If there were a problem with Ghost I would have expected both operations to fail, not just one.
This could still be a Ghost issue but the two data points are not consistent.
One other test you could do as I mentioned earlier is to use Ghost to back up to a different internal hard drive. This could even be the same as your source drive for purposes of this test assuming you have enough free space available.
Please try this and I will do some testing with my USB drive also. I will try to do that tonight and report back here with results. If this does turn out to be a problem with Ghost I will make sure it gets reported - I have a few Symantec contacts.
Just a quick update. I have added a bunch of data to one of my internal drives and now have ~150GB used.
I have to leave for work in a few minutes but tonight when I get home I will do a backup test without compression to my external USB drive.
Once this backup either completes or fails I will post results here. So you should have the word from me tonight as to whether I can reproduce this or not.
Another update for you. I just completed a backup of one of my internal drives with no problem. I used no compression and the resultant size of the backup image on my USB drive was 158,147,280,896 bytes or about 154GB. I used the One Time Backup option from the Tasks tab.

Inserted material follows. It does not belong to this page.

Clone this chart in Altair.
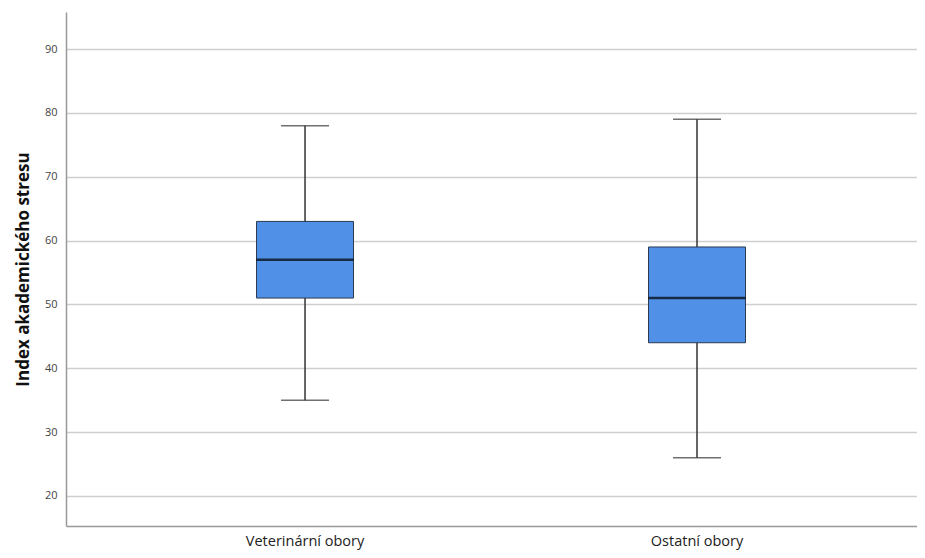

I have a few suggestions for you to try.
1) As I mentioned before, try a backup to a different drive and again for testing purposes the target drive can be the same as your source drive. I believe this will work and if so would indicate a problem specific to your external USB drive.
2) Question - are there any other software programs you have which use this external USB backup drive?
3) Please pull Norton Ghost log files. First, please check that Ghost is configured to save the correct log files. To do this click on the Tasks menu and select Options, then under Notifications please click on Log Files. Make sure Errors, Warning and Information are all checked. If not, please check them, click Apply and do another backup. If they are already checked then please attach the Norton Ghost.log.txt file to your post by clicking on the Add Attacment link at the bottom left. Also, please specify exactly what error is reported by Ghost when the backup fails. This should include the error number and any and all text reported with the error. You can find this log file in C:\ProgramData\Symantec\Norton Ghost\Logs.
3) Please run defrag on your external USB drive. Realistically this should not affect the ability to save large files, but we need to rule out the possibility that a fragmented drive could be a contributing factor.
4) In your first post it looks like you are backing up your SRP from the same backup job in which you back up the OS partition. I'd like you to try breaking up this backup job. First, your SRP will never change so it only needs to be backed up once. For this you can do a One Time Backup from the Tasks tab. Store this image away in a safe place, then please modify your regular backup job to include only the remaining OS partition and see if this makes a difference. Here again, I want to see if backing up multiple partitions from a single backup job could be a contributing factor.